Hace un tiempo; mucho, bah; en 1986, los Dos tipos duros (Tough guys de Jeff Kanew) eran Burt Lancaster y Kirk Douglas. Lancaster, de 73 años por entonces, y Douglas, de 70, volvían a reunirse para jugar por un rato a que todavía podían ser los héroes de una película de acción. Viejos y achacosos, pero héroes al fin. Por aquella época, Al Pacino, Christopher Walken y Alan Arkin eran más o menos jóvenes. Hoy, Pacino, de 72 años, Walken, de 69, y Arkin, de 78, son los Tres tipos duros (Stand up, guys).
En los títulos en español y en las edades de los protagonistas se acaban las similitudes, porque la trama de Dos tipos duros no tiene nada que ver con la de Tres tipos duros. La primera era una comedia de acción, ésta, la contemporánea, es una comedia dramática.
Val (Pacino) sale de la cárcel tras cumplir una condena de 28 años. Lo espera su amigo y ex colega, Doc (Walken), quien tiene la misión de liquidarlo para cumplir la venganza del ex jefe de ambos, Claphands (Mark Margolis). Doc no lo mata de entrada porque si no se acabaría la película. No, demora si lo hará o no 90 minutos más para que no sea un medio metraje. En algún momento, tras diálogos y situaciones pretendidamente amenas, Val y Doc rescatan a Hirsh (Arkin) del geriátrico en el que cuasi vegeta y lo llevan a despabilarse un poco. Entonces pareciera que estamos más cerca del final, pero no, todavía nos quedan unos 50 minutos. Por ahí Walken dice: “El mañana ya es hoy”; y tiene razón porque el tiempo no para, y a la hora y media, bah, más precisamente a la hora y 34 minutos y algunos segundos de empezada, la película termina.
Tres tipos duros del actor Fisher Stevens no es muy mala, es mala a secas. A su favor diré que no es torpe y que tiene una cierta elegancia, pero el guión tiene menos sorpresas que el regado de las plantas y trucos sentimentales más berretas que político de derecha. Ahora bien, ¿tres tipos de inmenso y probadísimo talento no pueden volver visible y tolerable una película no muy avispada? Walken y Arkin, sí. Pacino, no. Al menos este Pacino.

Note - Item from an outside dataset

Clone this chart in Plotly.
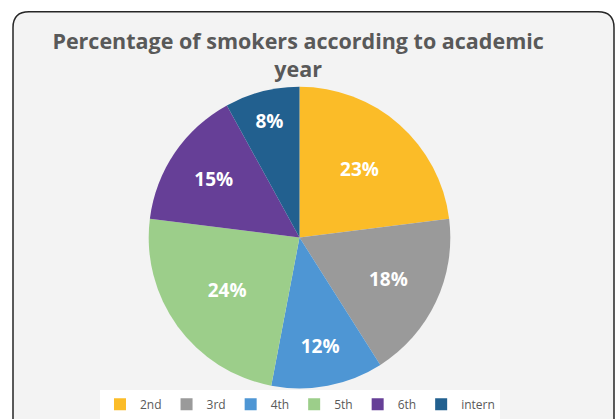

Los grandes actores de personalidad fuerte y definida y de ego acorazado son un peligro, hay que dirigirlos con mano inflexible si no se ponen a hacer lo que ellos creen que hacen mejor que no es otra cosa que un festival insoportable de manierismos absurdos, divismos recalcitrantes e histrionismos vetustos. Un par de años atrás, un actor argentino de características muy marcadas y reputado maestro de actores contaba que, en el primer día de ensayo de una obra que haría, le dijo a su director, un tipo muy joven: “Vos dirigime, no te guardés nada, no me dejés hacer peor lo que hago siempre, no me tengás consideración o nos va a salir mal lo que puede estar bien”. Y es así nomás, una verdad grande como una galaxia. Porque actuar es un acto de soberbia, pero también de humildad, y no estoy haciendo un juego de palabras. Hay que pavonearse y agigantarse, pero también bajar la cerviz ante el director y escucharlo como si revelara la palabra divina. Cuando un actor no puede dominar la soberbia y cree que sabe más que el director o que quien sea, está en problemas. Y el público también.
Pacino se supone que hace un personaje fastidioso, pero en realidad hace uno insoportable. Uno tiene ganas de quitarle el arma a Walken y pegarle dos tiros de una vez para que deje de actuar así. Arkin y Walken, que no tienen necesidad de sacar chapa todo el tiempo de ser los mejores del mundo ni los más inteligentes de la clase, entregan actuaciones medidas, sensibles y elocuentes. Pero no bastan para que no queramos sacar a Pacino de escena de una vez.
En resumen, van por su cuenta y riesgo. Y perdón si aman a Pacino hasta en sus mayores equivocaciones. Yo lo quiero, pero a tanto no llego.